:: Data shown

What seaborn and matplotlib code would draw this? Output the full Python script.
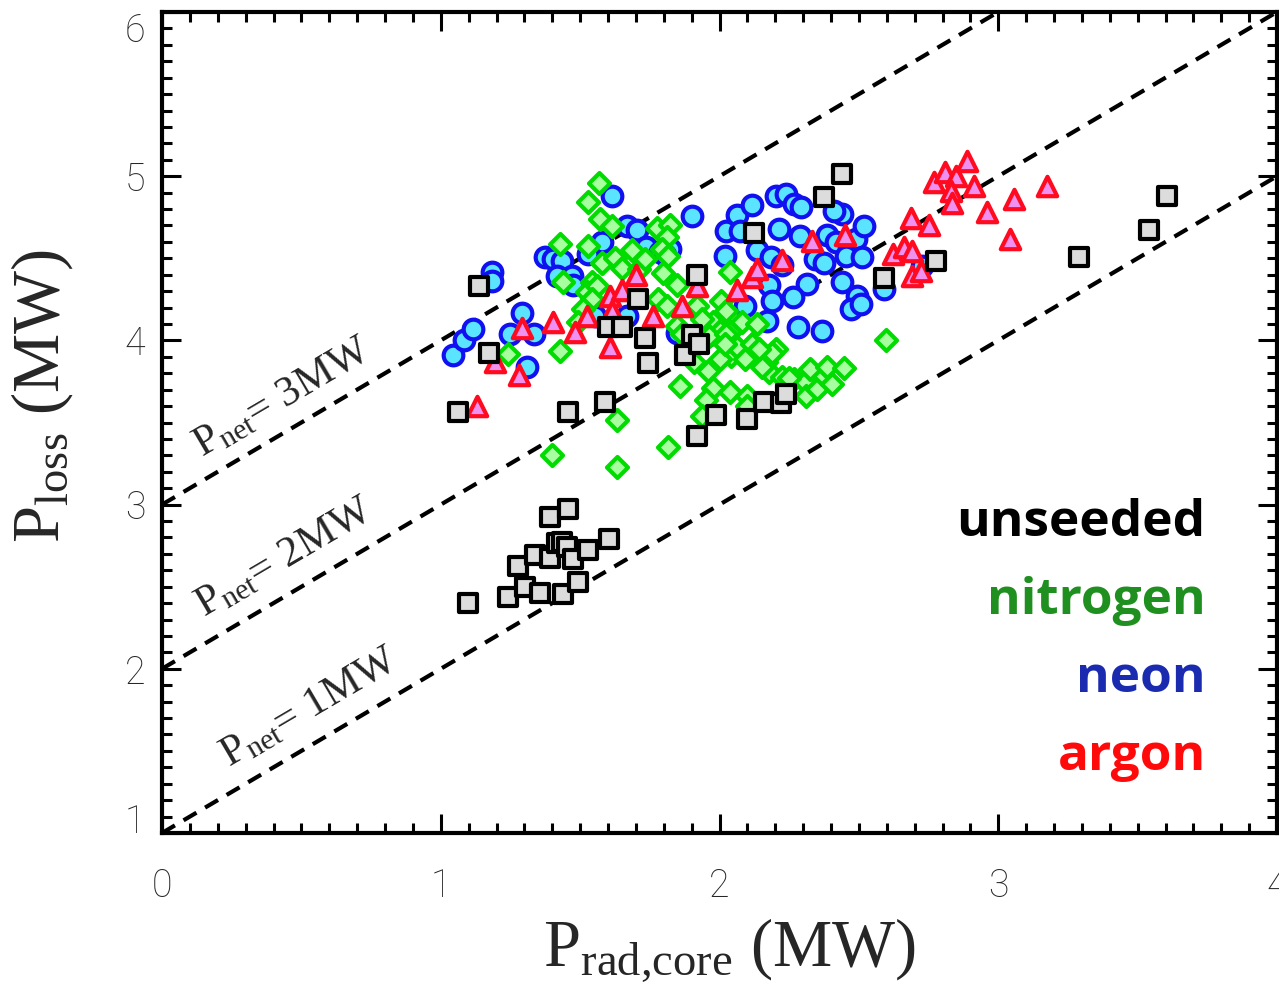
import numpy as np
import pandas as pd
import matplotlib
matplotlib.use("Agg")
import matplotlib.pyplot as plt
import seaborn as sns

# Core radiated power (MW) and power crossing the separatrix (MW) per discharge
unseeded_prad = [1.061, 1.136, 1.172, 1.455, 1.588, 1.599, 1.652, 1.706, 1.731, 1.742,
                 1.875, 1.903, 1.928, 1.918, 1.918, 1.989, 2.100, 2.122, 2.161, 2.222,
                 2.240, 2.376, 2.441, 2.591, 2.778, 3.290, 3.541, 3.606,
                 1.097, 1.240, 1.276, 1.301, 1.337, 1.355, 1.391, 1.391, 1.416, 1.434,
                 1.452, 1.455, 1.473, 1.437, 1.491, 1.527, 1.602]
unseeded_ploss = [3.561, 4.329, 3.921, 3.561, 3.622, 4.079, 4.079, 4.250, 4.012, 3.860,
                  3.909, 4.030, 3.976, 4.396, 3.415, 3.543, 3.524, 4.652, 3.622, 3.616,
                  3.671, 4.872, 5.012, 4.378, 4.482, 4.506, 4.671, 4.878,
                  2.402, 2.439, 2.628, 2.500, 2.695, 2.463, 2.927, 2.677, 2.768, 2.774,
                  2.744, 2.976, 2.671, 2.457, 2.530, 2.726, 2.793]

nitrogen_prad = [1.240, 1.398, 1.427, 1.437, 1.427, 1.527, 1.566, 1.570, 1.613, 1.685,
                 1.527, 1.577, 1.624, 1.649, 1.541, 1.523, 1.559, 1.541, 1.509, 1.491,
                 1.634, 1.634, 1.774, 1.821, 1.810, 1.792, 1.814, 1.796, 1.846, 2.036,
                 1.778, 1.810, 1.910, 1.921, 2.007, 2.025, 1.975, 2.036, 2.082, 2.133,
                 2.000, 1.849, 1.867, 1.964, 1.910, 1.957, 1.857, 1.975, 1.953, 2.036,
                 2.097, 2.043, 2.061, 2.090, 2.118, 2.025, 2.168, 2.204, 2.179, 2.226,
                 2.269, 2.305, 2.312, 2.348, 2.366, 2.323, 2.384, 1.939, 1.814, 2.097,
                 2.154, 2.599, 2.405, 2.448, 2.190, 2.251, 2.143, 1.713, 1.731, 1.939,
                 2.000, 2.018]
nitrogen_ploss = [3.915, 3.305, 3.933, 4.354, 4.585, 4.841, 4.957, 4.738, 4.695, 4.549,
                  4.573, 4.470, 4.500, 4.439, 4.354, 4.293, 4.329, 4.250, 4.189, 4.110,
                  3.518, 3.226, 4.683, 4.701, 4.628, 4.555, 4.512, 4.409, 4.335, 4.415,
                  4.250, 4.207, 4.189, 4.207, 4.238, 4.177, 4.110, 4.049, 4.110, 4.098,
                  4.055, 4.085, 4.037, 4.024, 3.866, 3.811, 3.720, 3.713, 3.640, 3.683,
                  3.659, 3.902, 3.957, 3.884, 3.976, 4.037, 3.866, 3.945, 3.805, 3.780,
                  3.762, 3.744, 3.659, 3.701, 3.793, 3.823, 3.841, 3.537, 3.348, 3.598,
                  3.841, 4.000, 3.732, 3.829, 3.921, 3.774, 3.945, 4.433, 4.494, 4.128,
                  3.884, 3.976]

neon_prad = [1.043, 1.082, 1.115, 1.183, 1.183, 1.247, 1.290, 1.333, 1.308, 1.373,
             1.401, 1.434, 1.416, 1.470, 1.473, 1.552, 1.667, 1.616, 1.667, 1.703,
             1.577, 1.527, 1.738, 1.785, 1.821, 1.803, 1.846, 1.903, 2.025, 2.061,
             2.115, 2.072, 2.018, 2.133, 2.186, 2.226, 2.204, 2.240, 2.269, 2.294,
             2.215, 2.287, 2.341, 2.376, 2.387, 2.419, 2.441, 2.412, 2.466, 2.491,
             2.520, 2.455, 2.513, 2.179, 2.315, 2.190, 2.265, 2.093, 2.172, 2.280,
             2.366, 2.441, 2.495, 2.470, 2.509, 2.591, 2.728]
neon_ploss = [3.909, 4.000, 4.067, 4.415, 4.360, 4.037, 4.165, 4.037, 3.841, 4.506,
              4.494, 4.482, 4.390, 4.390, 4.335, 4.146, 4.146, 4.878, 4.695, 4.671,
              4.598, 4.524, 4.567, 4.537, 4.555, 4.518, 4.043, 4.756, 4.665, 4.762,
              4.823, 4.665, 4.512, 4.549, 4.506, 4.457, 4.878, 4.890, 4.829, 4.811,
              4.677, 4.634, 4.494, 4.470, 4.640, 4.598, 4.768, 4.787, 4.573, 4.616,
              4.695, 4.512, 4.506, 4.335, 4.341, 4.238, 4.262, 4.207, 4.116, 4.079,
              4.055, 4.354, 4.268, 4.189, 4.220, 4.311, 4.451]

argon_prad = [1.129, 1.194, 1.280, 1.290, 1.401, 1.480, 1.523, 1.606, 1.606, 1.613,
              1.652, 1.699, 1.760, 1.864, 1.918, 2.061, 2.115, 2.133, 2.226, 2.333,
              2.452, 2.624, 2.663, 2.692, 2.692, 2.724, 2.688, 2.753, 2.771, 2.810,
              2.849, 2.889, 2.832, 2.835, 2.914, 2.961, 3.057, 3.043, 3.176]
argon_ploss = [3.598, 3.866, 3.787, 4.073, 4.110, 4.049, 4.146, 3.957, 4.268, 4.177,
               4.305, 4.396, 4.146, 4.207, 4.329, 4.305, 4.384, 4.433, 4.488, 4.604,
               4.640, 4.524, 4.567, 4.543, 4.390, 4.421, 4.744, 4.701, 4.963, 5.024,
               5.000, 5.091, 4.909, 4.835, 4.939, 4.780, 4.860, 4.616, 4.939]

pnet_levels = [1, 2, 3]
x_ticks = [0, 1, 2, 3, 4]
y_ticks = [1, 2, 3, 4, 5, 6]
legend_labels = ["unseeded", "nitrogen", "neon", "argon"]
legend_colors = ["#000000", "#1f8f1f", "#1a2bb0", "#ff0a0a"]

sns.set_style("ticks")
plt.rcParams["mathtext.fontset"] = "custom"
plt.rcParams["mathtext.rm"] = "Liberation Serif"
plt.rcParams["mathtext.it"] = "Liberation Serif:italic"
plt.rcParams["font.family"] = ["Liberation Serif", "DejaVu Sans"]

fig = plt.figure(figsize=(12.79, 9.92), dpi=100)
ax = fig.add_axes([162 / 1279, 1 - 833 / 992, 1115 / 1279, 821 / 992])

# Reference lines of constant net power P_loss = P_rad + P_net
xl = np.array([0.0, 4.0])
for p in pnet_levels:
    ax.plot(xl, xl + p, color="black", lw=3.0, ls=(0, (3.6, 2.4)), zorder=1,
            dash_capstyle="butt")

groups = [
    (neon_prad, neon_ploss, "o", 200, "#5be4ff", "#1010f0"),
    (nitrogen_prad, nitrogen_ploss, "D", 115, "#a8ffa0", "#00dc00"),
    (argon_prad, argon_ploss, "^", 195, "#f090f0", "#ff0a1e"),
    (unseeded_prad, unseeded_ploss, "s", 165, "#dcdcdc", "#000000"),
]
for i, (px, py, mk, size, face, edge) in enumerate(groups):
    df = pd.DataFrame({"prad": px, "ploss": py})
    sns.scatterplot(data=df, x="prad", y="ploss", marker=mk, s=size, color=face,
                    edgecolor=edge, linewidth=3.0, ax=ax, zorder=2 + i, legend=False)

ax.set_xlim(0, 4)
ax.set_ylim(1, 6)
ax.set_xticks(x_ticks)
ax.set_yticks(y_ticks)
ax.set_xticks(np.arange(0, 4.0001, 0.1), minor=True)
ax.set_yticks(np.arange(1, 6.0001, 0.1), minor=True)
ax.tick_params(which="both", direction="in", top=True, right=True, width=2.2,
               color="black")
ax.tick_params(which="major", length=14)
ax.tick_params(which="minor", length=7)
ax.tick_params(axis="x", pad=25)
ax.tick_params(axis="y", pad=12)
ax.set_xticklabels([str(t) for t in x_ticks], fontsize=27, family="Roboto",
                   fontweight="light")
ax.set_yticklabels([str(t) for t in y_ticks], fontsize=27, family="Roboto",
                   fontweight="light")
ylabs = ax.get_yticklabels()
ylabs[-1].set_va("top")
ylabs[0].set_va("baseline")
for sp in ax.spines.values():
    sp.set_linewidth(3.0)
    sp.set_color("black")

ax.set_xlabel(r"P$_{\rm rad{,}core}$ (MW)", fontsize=48, family="Liberation Serif")
ax.set_ylabel(r"P$_{\rm loss}$ (MW)", fontsize=48, family="Liberation Serif")
ax.xaxis.set_label_coords(0.509, -0.102)
ax.yaxis.set_label_coords(-0.078, 0.532)

# Annotations along the constant net-power lines
angle = np.degrees(np.arctan2(164, 279))
for p, (tx, ty) in zip(pnet_levels, [(0.530, 1.762), (0.441, 2.677), (0.434, 3.652)]):
    ax.text(tx, ty, r"P$_{\rm net}$= %dMW" % p, fontsize=31, family="Liberation Serif",
            rotation=angle, rotation_mode="anchor", ha="center", va="center",
            zorder=10)

# Seeding species key
for k, (lab, col) in enumerate(zip(legend_labels, legend_colors)):
    ax.text(0.936, 0.377 - k * 0.095, lab, transform=ax.transAxes, ha="right",
            va="center", fontsize=37, fontweight="bold", color=col, family="Open Sans")

fig.savefig("out.png", dpi=100)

::::

> _Your task_
Please quote the lines of the material, beginning with the first and ending with the one that contains "import seaborn as sns", exactly as written and without any pictures.

> _Result for this task_
What seaborn and matplotlib code would draw this? Output the full Python script.
import numpy as np
import pandas as pd
import matplotlib
matplotlib.use("Agg")
import matplotlib.pyplot as plt
import seaborn as sns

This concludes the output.